[Entries from a dataset]
----
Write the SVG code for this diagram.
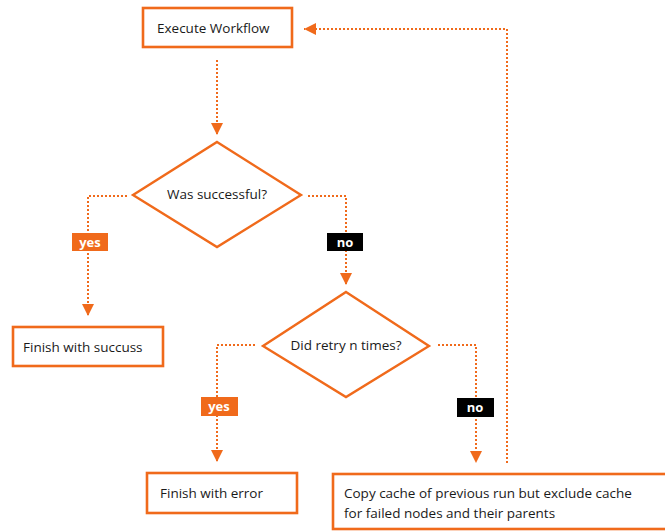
<svg xmlns="http://www.w3.org/2000/svg" width="665" height="531" viewBox="0 0 665 531">
  <style>
    .box { fill: #ffffff; stroke: #f06a1b; stroke-width: 2.6; }
    .dia { fill: #ffffff; stroke: #f06a1b; stroke-width: 2.4; }
    .txt { font-family: "Open Sans", "Liberation Sans", sans-serif; font-size: 13.5px; fill: #1a1a1a; }
    .lbl { font-family: "Open Sans", "Liberation Sans", sans-serif; font-size: 13px; font-weight: bold; fill: #ffffff; text-anchor: middle; }
    .edge { fill: none; stroke: #f06a1b; stroke-width: 2; stroke-dasharray: 2 2; }
  </style>
  <defs>
    <marker id="arrow" markerWidth="12" markerHeight="12" refX="12" refY="6" orient="auto" markerUnits="userSpaceOnUse">
      <path d="M0,0 L12,6 L0,12 Z" fill="#f06a1b"/>
    </marker>
  </defs>
  <rect width="665" height="531" fill="#ffffff"/>

  <g id="connectors">
    <path class="edge" d="M217,60 V135" marker-end="url(#arrow)"/>
    <path class="edge" d="M127,196 H88 V316" marker-end="url(#arrow)"/>
    <path class="edge" d="M308,196 H346 V285" marker-end="url(#arrow)"/>
    <path class="edge" d="M255,345 H217 V462" marker-end="url(#arrow)"/>
    <path class="edge" d="M438,345 H476 V463" marker-end="url(#arrow)"/>
    <path class="edge" d="M507,463 V29 H304" marker-end="url(#arrow)"/>
    <g id="label-yes-1">
      <rect x="72" y="233" width="36" height="18" fill="#f06a1b"/>
      <text class="lbl" x="90" y="247">yes</text>
    </g>
    <g id="label-no-1">
      <rect x="327" y="233" width="36" height="18" fill="#000000"/>
      <text class="lbl" x="345" y="247">no</text>
    </g>
    <g id="label-yes-2">
      <rect x="201" y="397" width="37" height="19" fill="#f06a1b"/>
      <text class="lbl" x="219" y="411">yes</text>
    </g>
    <g id="label-no-2">
      <rect x="457" y="398" width="37" height="19" fill="#000000"/>
      <text class="lbl" x="475" y="412">no</text>
    </g>
  </g>

  <g id="execute-workflow">
    <rect class="box" x="143" y="8" width="149" height="39"/>
    <text class="txt" x="157" y="33">Execute Workflow</text>
  </g>

  <g id="was-successful">
    <polygon class="dia" points="217,142 301,195 217,247 133,195"/>
    <text class="txt" x="217" y="199" text-anchor="middle">Was successful?</text>
  </g>

  <g id="finish-success">
    <rect class="box" x="13" y="327" width="150" height="39"/>
    <text class="txt" x="23" y="352">Finish with succuss</text>
  </g>

  <g id="did-retry">
    <polygon class="dia" points="346,292 429,346 346,397 263,346"/>
    <text class="txt" x="346" y="350" text-anchor="middle">Did retry n times?</text>
  </g>

  <g id="finish-error">
    <rect class="box" x="147" y="473" width="150" height="40"/>
    <text class="txt" x="160" y="498">Finish with error</text>
  </g>

  <g id="copy-cache">
    <rect class="box" x="333" y="474" width="336" height="55"/>
    <text class="txt" x="344" y="498">Copy cache of previous run but exclude cache</text>
    <text class="txt" x="344" y="518">for failed nodes and their parents</text>
  </g>
</svg>
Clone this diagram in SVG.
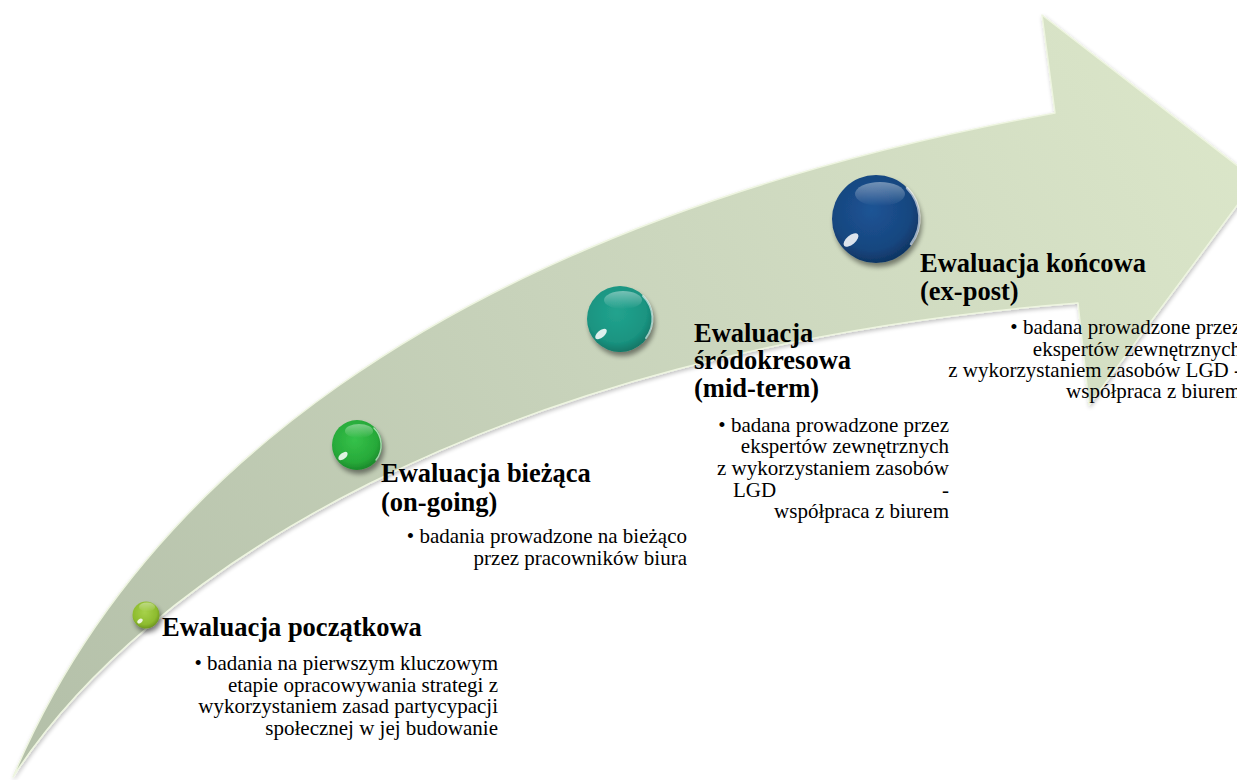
<svg xmlns="http://www.w3.org/2000/svg" width="1237" height="780" viewBox="0 0 1237 780">
  <defs>
    <linearGradient id="arrowFill" x1="0" y1="780" x2="1237" y2="100" gradientUnits="userSpaceOnUse">
      <stop offset="0" stop-color="#b3bfa8"/>
      <stop offset="0.5" stop-color="#c8d3bb"/>
      <stop offset="1" stop-color="#dbe6c9"/>
    </linearGradient>
    <filter id="arrowShadow" x="-5%" y="-5%" width="110%" height="110%">
      <feGaussianBlur in="SourceAlpha" stdDeviation="2"/>
      <feOffset dx="1" dy="2" result="b"/>
      <feComponentTransfer><feFuncA type="linear" slope="0.25"/></feComponentTransfer>
      <feMerge><feMergeNode/><feMergeNode in="SourceGraphic"/></feMerge>
    </filter>
    <filter id="ballShadow" x="-40%" y="-40%" width="180%" height="180%">
      <feGaussianBlur in="SourceAlpha" stdDeviation="2.5"/>
      <feOffset dx="2" dy="4" result="b"/>
      <feComponentTransfer><feFuncA type="linear" slope="0.45"/></feComponentTransfer>
      <feMerge><feMergeNode/><feMergeNode in="SourceGraphic"/></feMerge>
    </filter>
    <radialGradient id="g1" cx="0.45" cy="0.4" r="0.6">
      <stop offset="0" stop-color="#a6d14a"/>
      <stop offset="0.75" stop-color="#8dbb2e"/>
      <stop offset="1" stop-color="#6e9620"/>
    </radialGradient>
    <radialGradient id="g2" cx="0.45" cy="0.4" r="0.6">
      <stop offset="0" stop-color="#35c14a"/>
      <stop offset="0.75" stop-color="#27a939"/>
      <stop offset="1" stop-color="#1b8a2b"/>
    </radialGradient>
    <radialGradient id="g3" cx="0.45" cy="0.4" r="0.6">
      <stop offset="0" stop-color="#22a38e"/>
      <stop offset="0.75" stop-color="#1a9481"/>
      <stop offset="1" stop-color="#127767"/>
    </radialGradient>
    <radialGradient id="g4" cx="0.45" cy="0.4" r="0.6">
      <stop offset="0" stop-color="#1d5495"/>
      <stop offset="0.75" stop-color="#17467f"/>
      <stop offset="1" stop-color="#0f3563"/>
    </radialGradient>
    <linearGradient id="gloss" x1="0" y1="0" x2="0" y2="1">
      <stop offset="0" stop-color="#ffffff" stop-opacity="0.4"/>
      <stop offset="1" stop-color="#ffffff" stop-opacity="0"/>
    </linearGradient>
  </defs>
  <style>
    .title { font-family: "Liberation Serif", "Times New Roman", serif; font-weight: bold; font-size: 26.5px; fill: #000; }
    .body { font-family: "Liberation Serif", "Times New Roman", serif; font-size: 21px; fill: #000; }
    .r { text-anchor: end; }
    .rim { fill: none; stroke: #ffffff; stroke-opacity: 0.6; stroke-linecap: round; }
    .spec { fill: #ffffff; opacity: 0.85; }
  </style>
  <rect width="1237" height="780" fill="#ffffff"/>

  <g id="connectors">
    <path id="arrow" filter="url(#arrowShadow)" fill="url(#arrowFill)" stroke="#eef5e0" stroke-width="1.5" stroke-linejoin="round"
      d="M 13,777 C 130,500 420,230 1055,113 L 1042,15 L 1256,180 L 1089,405 L 1078,303 C 480,350 140,580 13,777 Z"/>
  </g>

  <g id="node-poczatkowa">
    <g filter="url(#ballShadow)">
      <circle cx="146" cy="615" r="13.5" fill="url(#g1)"/>
    </g>
    <ellipse cx="147" cy="607" rx="8" ry="4.5" fill="url(#gloss)"/>
    <ellipse cx="140" cy="621" rx="3" ry="2" class="spec" transform="rotate(-40 140 621)"/>
    <text class="title" x="162" y="636">Ewaluacja początkowa</text>
    <text class="body r" x="498" y="670">• badania na pierwszym kluczowym</text>
    <text class="body r" x="498" y="692">etapie opracowywania strategi z</text>
    <text class="body r" x="498" y="713">wykorzystaniem zasad partycypacji</text>
    <text class="body r" x="498" y="735">społecznej w jej budowanie</text>
  </g>

  <g id="node-biezaca">
    <g filter="url(#ballShadow)">
      <circle cx="357" cy="445" r="25" fill="url(#g2)"/>
    </g>
    <ellipse cx="359" cy="431" rx="14" ry="7" fill="url(#gloss)"/>
    <ellipse cx="343" cy="456" rx="5.5" ry="3" class="spec" transform="rotate(-40 343 456)"/>
    <path class="rim" stroke-width="1.5" d="M 374,428 A 24,24 0 0 1 376,460"/>
    <text class="title" x="381" y="482">Ewaluacja bieżąca</text>
    <text class="title" x="381" y="511">(on-going)</text>
    <text class="body r" x="687" y="543">• badania prowadzone na bieżąco</text>
    <text class="body r" x="687" y="565">przez pracowników biura</text>
  </g>

  <g id="node-srodokresowa">
    <g filter="url(#ballShadow)">
      <circle cx="620" cy="319" r="33" fill="url(#g3)"/>
    </g>
    <ellipse cx="623" cy="300" rx="19" ry="9" fill="url(#gloss)"/>
    <ellipse cx="601" cy="334" rx="7" ry="3.5" class="spec" transform="rotate(-40 601 334)"/>
    <path class="rim" stroke-width="2" d="M 643,296 A 32,32 0 0 1 646,338"/>
    <text class="title" x="694" y="342">Ewaluacja</text>
    <text class="title" x="694" y="369">śródokresowa</text>
    <text class="title" x="694" y="397">(mid-term)</text>
    <text class="body r" x="949" y="432">• badana prowadzone przez</text>
    <text class="body r" x="949" y="453">ekspertów zewnętrznych</text>
    <text class="body r" x="949" y="475">z wykorzystaniem zasobów</text>
    <text class="body" x="733" y="497">LGD</text>
    <text class="body r" x="949" y="497">-</text>
    <text class="body r" x="949" y="518">współpraca z biurem</text>
  </g>

  <g id="node-koncowa">
    <g filter="url(#ballShadow)">
      <circle cx="876" cy="219" r="44" fill="url(#g4)"/>
    </g>
    <ellipse cx="880" cy="194" rx="25" ry="12" fill="url(#gloss)"/>
    <ellipse cx="851" cy="240" rx="9" ry="4.5" class="spec" transform="rotate(-40 851 240)"/>
    <path class="rim" stroke-width="2.5" d="M 907,188 A 43,43 0 0 1 911,244"/>
    <text class="title" x="920" y="272">Ewaluacja końcowa</text>
    <text class="title" x="920" y="300">(ex-post)</text>
    <text class="body r" x="1241" y="334">• badana prowadzone przez</text>
    <text class="body r" x="1241" y="356">ekspertów zewnętrznych</text>
    <text class="body r" x="1241" y="377">z wykorzystaniem zasobów LGD -</text>
    <text class="body r" x="1241" y="398">współpraca z biurem</text>
  </g>
</svg>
----
> [What you should do]: Gather every line containing the word "this" and copy it.

> [Exercise result]:
Write the SVG code for this diagram.
Clone this diagram in SVG.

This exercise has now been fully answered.